C'est après avoir achevé Ainsi parlait Zarathoustra, dont l'éternel retour est la conception fondamentale, au moment d'entreprendre l'œuvre qui, d'abord intitulée La volonté de puissance, puis Transvaluation de toutes les valeurs, aboutira à L'Antéchrist, que Nietzsche assigna au corps la fonction de fil conducteur. Ce simple constat implique que l'élucidation du corps est indissociable de la compréhension conjointe de l'éternel retour, de la volonté de puissance, de la transvaluation des valeurs, c'est-à-dire de l'ultime figure de la pensée nietzschéenne. La première occurrence de l'expression "au fil conducteur du corps" date de 1884.

"Rien de bon, écrit Nietzsche, n'est encore sorti de l'auto-contemplation de l'esprit. C'est seulement maintenant où l'on cherche à se renseigner sur tous les processus spirituels, sur la mémoire par exemple, au fil conducteur du corps, qu'on avance." (1884, 26 (374)). Prendre le corps pour fil conducteur, c'est donc d'abord destituer le Je de cette fonction et tenir l'unité de la conscience, fut-elle synthétique, pour une apparence d'unité. Interroger directement le sujet sur lui-même pour s'enquérir des processus de l'esprit, à même l'image qu'il donne et se donne de soi, c'est donc exclure d'emblée, précipitamment et sans justification "qu'il puisse être utile et important à son activité de s'interpréter faussement." (1885, 40 (21)

Destitution de la conscience.

Cela est d'autant plus nécessaire que les nouvelles possibilités, dont nous sommes en quête, devront répondre, et du recouvrement de la philosophie par la religion révélée, et du dépassement de celui-ci. Si tel n'était le cas, jamais Nietzsche n'aurait pu annoncer que "les poètes ont encore à découvrir les possibilités de la vie, l'orbite stellaire leur est ouverte, et non une Arcadie ou une vallée de Campanie : une imagination infiniment audacieuse, appuyée sur les connaissances de l'évolution animale est possible. Toute notre poésie est si terre à terre et petite-bourgeoise, la grande possibilité d'hommes supérieure fait encore défaut. C'est seulement après la mort de la religion que l'invention du divin pourra redevenir luxuriante." (1880, 6 (359)).

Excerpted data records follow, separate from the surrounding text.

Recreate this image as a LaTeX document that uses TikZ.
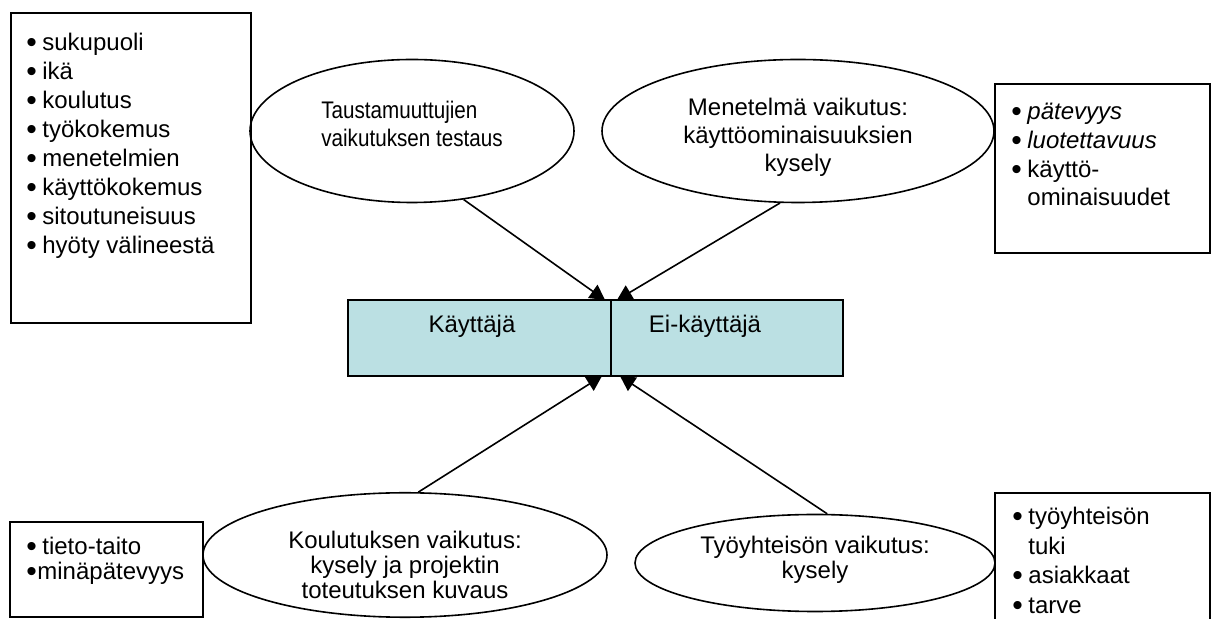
\documentclass[tikz,border=0pt]{standalone}
\usepackage{fontspec}
\setmainfont{Liberation Sans}
\newfontfamily\narrowfont[FakeStretch=0.86]{Liberation Sans}
\usetikzlibrary{shapes.geometric, arrows.meta, positioning}

\definecolor{paleblue}{RGB}{187,224,227}

\newcommand{\dotglyph}{\smash{\raisebox{-1pt}{\fontsize{15pt}{15pt}\selectfont\textbullet}}}
\newcommand{\bl}{\makebox[8pt][l]{\dotglyph}}
\newcommand{\blt}{\makebox[5.5pt][l]{\dotglyph}}
\newcommand{\bi}{\hspace*{8pt}}

\begin{document}
\begin{tikzpicture}[x=0.5pt, y=-0.5pt,
  box/.style={draw, line width=0.8pt, rectangle, inner sep=0pt},
  list/.style={anchor=north west, align=left, inner sep=0pt, font=\fontsize{12pt}{14.5pt}\selectfont},
  oval/.style={draw, ellipse, line width=0.8pt, inner sep=0pt, align=center, font=\fontsize{12pt}{14pt}\selectfont},
  half/.style={draw, line width=0.8pt, fill=paleblue, minimum height=38pt, inner sep=0pt, outer sep=0pt},
  lbl/.style={inner sep=0pt, font=\fontsize{12pt}{14pt}\selectfont},
  arr/.style={-{Triangle[length=7.5pt,width=8pt]}, line width=0.8pt}]
\useasboundingbox (0,0) rectangle (1211,619);
\clip (0,0) rectangle (1211,619);

% list boxes
\node[box, minimum width=120pt, minimum height=155pt] (taustabox) at (131,168) {};
\node[list] (taustalist) at (26,33) {\bl sukupuoli\\ \bl ikä\\ \bl koulutus\\ \bl työkokemus\\
  \bl menetelmien\\ \bl käyttökokemus\\ \bl sitoutuneisuus\\ \bl hyöty välineestä};

\node[box, minimum width=107.5pt, minimum height=84.5pt] (menbox) at (1102.5,168.5) {};
\node[list, font=\fontsize{12pt}{14.3pt}\selectfont] (menlist) at (1011,103) {\bl \textit{pätevyys}\\ \bl \textit{luotettavuus}\\
  \bl käyttö-\\ \bi ominaisuudet};

\node[box, minimum width=96.5pt, minimum height=47.5pt] (koulbox) at (106.5,569.5) {};
\node[list, font=\fontsize{12pt}{12.5pt}\selectfont] (koullist) at (26,537) {\bl tieto-taito\\ \blt minäpätevyys};

\node[box, minimum width=107.5pt, minimum height=73.5pt] (tyobox) at (1102.5,566.5) {};
\node[list, font=\fontsize{12pt}{14.75pt}\selectfont] (tyolist) at (1012,507) {\bl työyhteisön\\ \bi tuki\\
  \bl asiakkaat\\ \bl tarve};

% ovals
\node[oval, align=left, font=\narrowfont\fontsize{12pt}{14pt}\selectfont, text depth=7pt,
  minimum width=162pt, minimum height=71.5pt] (tausta) at (412,131)
  {Taustamuuttujien\\ vaikutuksen testaus};
\node[oval, text height=43.5pt, text depth=2.5pt, minimum width=196pt, minimum height=71.5pt] (menetelma) at (798,131)
  {Menetelmä vaikutus:\\ käyttöominaisuuksien\\ kysely};
\node[oval, font=\fontsize{12pt}{12.5pt}\selectfont, text height=44pt, text depth=0pt,
  minimum width=202pt, minimum height=62pt] (koulutus) at (405,555)
  {Koulutuksen vaikutus:\\ kysely ja projektin\\ toteutuksen kuvaus};
\node[oval, font=\fontsize{12pt}{12.5pt}\selectfont, text depth=5.5pt,
  minimum width=180pt, minimum height=48.5pt] (tyoyhteiso) at (815,563)
  {Työyhteisön vaikutus:\\ kysely};

% user / non-user
\node[half, minimum width=131.5pt] (kayttaja) at (479.5,338) {};
\node[half, minimum width=116pt, anchor=west] (eikayttaja) at (kayttaja.east) {};
\node[lbl] (kayttajatxt) at (472,326) {Käyttäjä};
\node[lbl] (eikayttajatxt) at (705,326) {Ei-käyttäjä};

\draw[arr] (tausta.-53) -- ([xshift=-3pt]kayttaja.north east);
\draw[arr] (menetelma.-104) -- ([xshift=3pt]eikayttaja.north west);
\draw[arr] (koulutus.78) -- ([xshift=-4.5pt]kayttaja.south east);
\draw[arr] (tyoyhteiso.76) -- ([xshift=4.5pt]eikayttaja.south west);
\end{tikzpicture}
\end{document}
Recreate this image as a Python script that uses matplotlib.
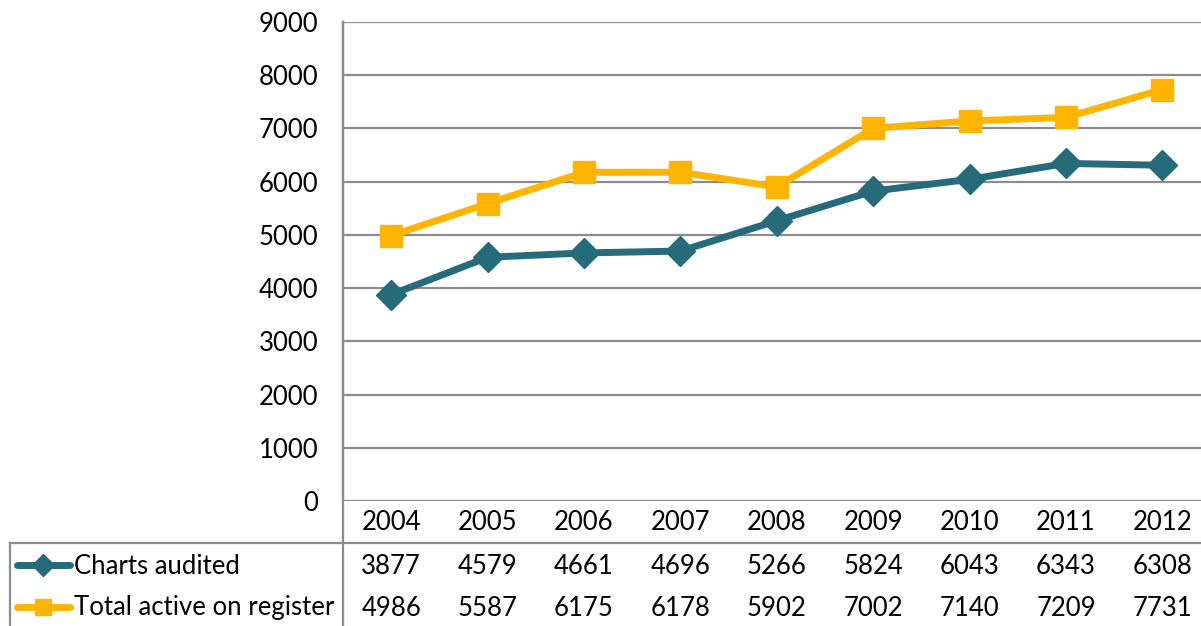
import matplotlib
matplotlib.use("Agg")
import matplotlib.pyplot as plt
from matplotlib.lines import Line2D

years = ["2004", "2005", "2006", "2007", "2008", "2009", "2010", "2011", "2012"]
charts_audited = [3877, 4579, 4661, 4696, 5266, 5824, 6043, 6343, 6308]
total_active = [4986, 5587, 6175, 6178, 5902, 7002, 7140, 7209, 7731]
series_names = ["Charts audited", "Total active on register"]
yticks = [0, 1000, 2000, 3000, 4000, 5000, 6000, 7000, 8000, 9000]

TEAL = "#266B7A"
GOLD = "#FFB400"
GRID = "#8C8C8C"
W, H = 1201, 626
FS = 18.5

plt.rcParams["font.family"] = ["Lato", "DejaVu Sans"]

fig = plt.figure(figsize=(W / 100, H / 100), dpi=100)


def fx(px):
    return px / W


def fy(py):
    return 1 - py / H


# plot area: left 343px, top 22px, bottom 501px, ~96.4px per category
ax = fig.add_axes([fx(343), fy(501), 9 * 96.4 / W, (501 - 22) / H])
x = list(range(len(years)))
ax.plot(x, charts_audited, color=TEAL, lw=5, marker="D", ms=15,
        solid_joinstyle="round", solid_capstyle="round", clip_on=False, zorder=3)
ax.plot(x, total_active, color=GOLD, lw=5, marker="s", ms=16.5,
        solid_joinstyle="round", solid_capstyle="round", clip_on=False, zorder=3)

ax.set_xlim(-0.5, len(years) - 0.5)
ax.set_ylim(0, 9000)
ax.set_yticks(yticks)
ax.set_yticklabels([str(v) for v in yticks], fontsize=FS)
ax.tick_params(axis="y", length=0, pad=18)
ax.set_xticks([])
ax.yaxis.grid(True, color=GRID, lw=1.6)
ax.set_axisbelow(True)
for s in ["top", "right", "bottom"]:
    ax.spines[s].set_visible(False)
ax.spines["left"].set_color(GRID)
ax.spines["left"].set_linewidth(1.6)

# data table under the chart
table_rows = [charts_audited, total_active]
row_y = [566, 608]
for i, yr in enumerate(years):
    xf = ax.transData.transform((i, 0))[0] / W
    fig.text(xf, fy(523), yr, ha="center", va="center", fontsize=FS)
    for vals, ry in zip(table_rows, row_y):
        fig.text(xf, fy(ry), str(vals[i]), ha="center", va="center", fontsize=FS)

lines = [
    ((343, 343), (22, 626)),
    ((10, W), (543, 543)),
    ((10, 10), (543, 626)),
]
for xs, ys in lines:
    fig.add_artist(Line2D([fx(v) for v in xs], [fy(v) for v in ys],
                          color=GRID, lw=1.6))

# legend keys
for name, color, mk, ms, ry in zip(series_names, [TEAL, GOLD], ["D", "s"],
                                   [11, 12], [565, 607]):
    fig.add_artist(Line2D([fx(17), fx(70)], [fy(ry), fy(ry)], color=color, lw=5,
                          solid_capstyle="round"))
    fig.add_artist(Line2D([fx(43)], [fy(ry)], color=color, marker=mk, ms=ms, lw=0))
    fig.text(fx(74), fy(ry + 1), name, ha="left", va="center", fontsize=FS)

fig.savefig("out.png", dpi=100)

L'unité, mieux, "l'unification" (1885-1886, 1 )(172)), subjective que nomme le corps ne saurait provenir que des rapports qu'entretiennent la pluralité de ses constituants puisque "ce sont d'abord les relations qui constituent les êtres." (19888, 14 (122)). Aussi convient-il de préciser quels sont ces êtres vivants qui forment le corps. Nietzsche en a décrit la pluralité sous divers titres dont nous devons faire l'inventaire. Pluralité d'esprits : "Dans l'homme, habitent autant d'esprits qu'il y a d'animaux de mer - ils luttent avec les autres pour l'esprit "Je" : ils l'aiment et veulent qu'il se mette sur leur dos, ils se haïssent les uns les autres à cause de cet amour." (1882-1883, 4 (207)) Pluralité de pulsions : /"Au contraire de l'animal, l'homme a cultivé en lui une abondance de pulsions et d'impulsions antagonistes : grâce à cette synthèse il est le maître de la terre." (1884, 27 (59)) Pluralité de forces : "L'homme est une pluralité de forces qui se situent dans une hiérarchie, en sorte qu'il y en a qui commandent mais que celles qui commandent doivent aussi créer, pour celles qui obéissent, tout ce qui sert à leur conservation, si bien qu'elles-mêmes sont conditionnées par l'existence de ces dernières. Tous ces êtres vivants doivent être d'espèce apparentée sans quoi ils ne sauraient ainsi servir et obéir les uns aux autres"(1885, 34 (123); cf. 1882-1883, 4 (189)) Pluralité d'âmes : "Notre corps n'est pas autre chose qu'une société d'âmes multiples." (Par-delà le bien et le mal, § 19. Il s'agit d'âmes mortelles; cf. 1885, 40 (8) et (42) Pluralité de volontés de puissance: "L'homme en tant qu'une pluralité de "volonté de puissance" : chacune avec une pluralité de moyens d'expression et de formes." (1885-1886, 1 (58))

Il ressort de ces multiples dénominations que l'unité du corps, qui est toujours celle d'une hiérarchie antagoniste, ne doit pas être pensée comme un état ou un être, mais comme un événement ou un devenir.